Broadbanding emerged in the 1990s as a response to perceived rigidity in traditional pay grade structures. Instead of 18 narrow grades each spanning 30-40% from minimum to maximum, broadbanded structures compress those into 5-7 wide bands each spanning 60-100%. The argument was that wide bands give managers room to reward strong performers without bumping them to a new grade, support lateral moves and skill development, and reduce the bureaucratic overhead of constant promotions. Twenty years in, the verdict is mixed: broadbanding works in some contexts and creates problems in others, and many companies have moved back to more structured grade systems.
How Broadbanding Differs From Traditional Grades Traditional grade structures use narrow ranges (often 30-50% from minimum to maximum) tied to specific job levels. Each grade has a defined entry, midpoint, and maximum, and employees move between grades through promotions. A senior software engineer might be in Grade 7 with a $135,000-$185,000 range; a principal engineer in Grade 8 at $175,000-$235,000. The structure is granular, transparent, and well-suited to clear career ladders.
Broadbanded structures compress those grades into wider bands. The same engineering org might use three bands: Engineer (covering levels 1-3), Senior Engineer (covering levels 4-6), and Principal Engineer (covering levels 7+). Each band spans a wider range, sometimes from 60% to 200% of the band midpoint. Employees move within the band based on performance, skills, and market without requiring formal promotions.
What's the Difference Between Broadbanding and Job Grades? Job grades are narrower and more numerous; broadbands are wider and fewer. Grades typically map to specific job titles or levels with clear progression rules. Broadbands group multiple levels under a single band with manager discretion to set individual pay within the range. Both are valid structures; they just emphasize different things (transparency and consistency for grades, flexibility and reduced bureaucracy for broadbands).

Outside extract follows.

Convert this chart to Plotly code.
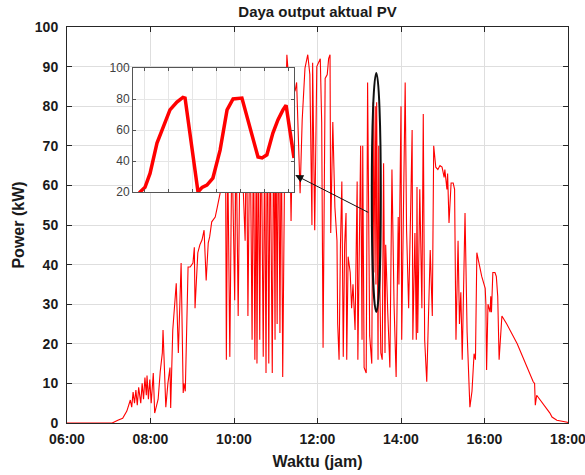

Where Broadbanding Works Well Broadbanding tends to work in specific environments. Flat organizational structures with few levels and lots of lateral movement benefit from broadbands because the band itself covers more career territory. Knowledge work where individual contribution varies widely (engineering, creative, consulting) benefits from the flexibility to pay top contributors significantly above the median. Organizations focused on skills-based career development rather than title-based progression benefit from broadbands' tolerance for non-linear paths.
The countervailing case applies to organizations with sales-heavy workforces, regulated industries with structured progression requirements, or environments where pay transparency expectations are high. Broadbands give managers more discretion, which is a feature when applied well and a bug when applied inconsistently.
Common Problems With Broadbanding Implementation Three failure modes recur. First, manager inconsistency: without strong guardrails, two managers in similar roles end up paying employees at different points in the band based on personal style rather than role contribution. This creates pay equity exposure under the EEOC and state pay-equity laws. Second, salary compression: as broadbands age, employees at the top of one band approach (or exceed) employees at the bottom of the next, creating distortion. Third, lack of progression signal: in broadbanded systems, employees can stay at the same title and band for years while their pay increases significantly, which sounds great but creates ambiguity about career growth.
The EEOC has emphasized that wider pay ranges require stronger documentation. When broadbanded structures produce significant within-band pay differences, employers should be ready to document the legitimate business reasons.
Can Broadbanding Coexist With Pay Transparency Laws? Yes, but with care. Pay transparency laws in California, New York, Colorado, Washington, and other states require employers to disclose salary ranges in job postings. Broadbanded structures often produce wide ranges that, while accurate, can feel uninformative to candidates ("$120,000 to $260,000 for a Senior Engineer"). Many broadbanded employers respond by publishing narrower "working ranges" within each broadband for posting purposes, which captures the realistic range for the specific role.
Choosing Broadbanding for Your Compensation Structure The decision to use broadbanding (or move away from it) depends on the organization's priorities and culture. Broadbanding works for companies that prioritize manager flexibility, skills-based growth, and lateral movement, and that have the discipline to enforce consistent application. Traditional grades work better for companies that prioritize transparency, predictable progression, and structured pay equity reviews, and that have many levels in the org.
For HR and compensation teams considering a change, the migration process matters more than the destination. Moving from narrow grades to broadbands (or back) requires careful communication, retraining of managers, and attention to existing employee placement to avoid creating perceived demotions. Pair the structural change with refreshed pay equity analysis and a deliberate update to base salary ranges and performance review processes, since broadbanding only works when those adjacent systems support it.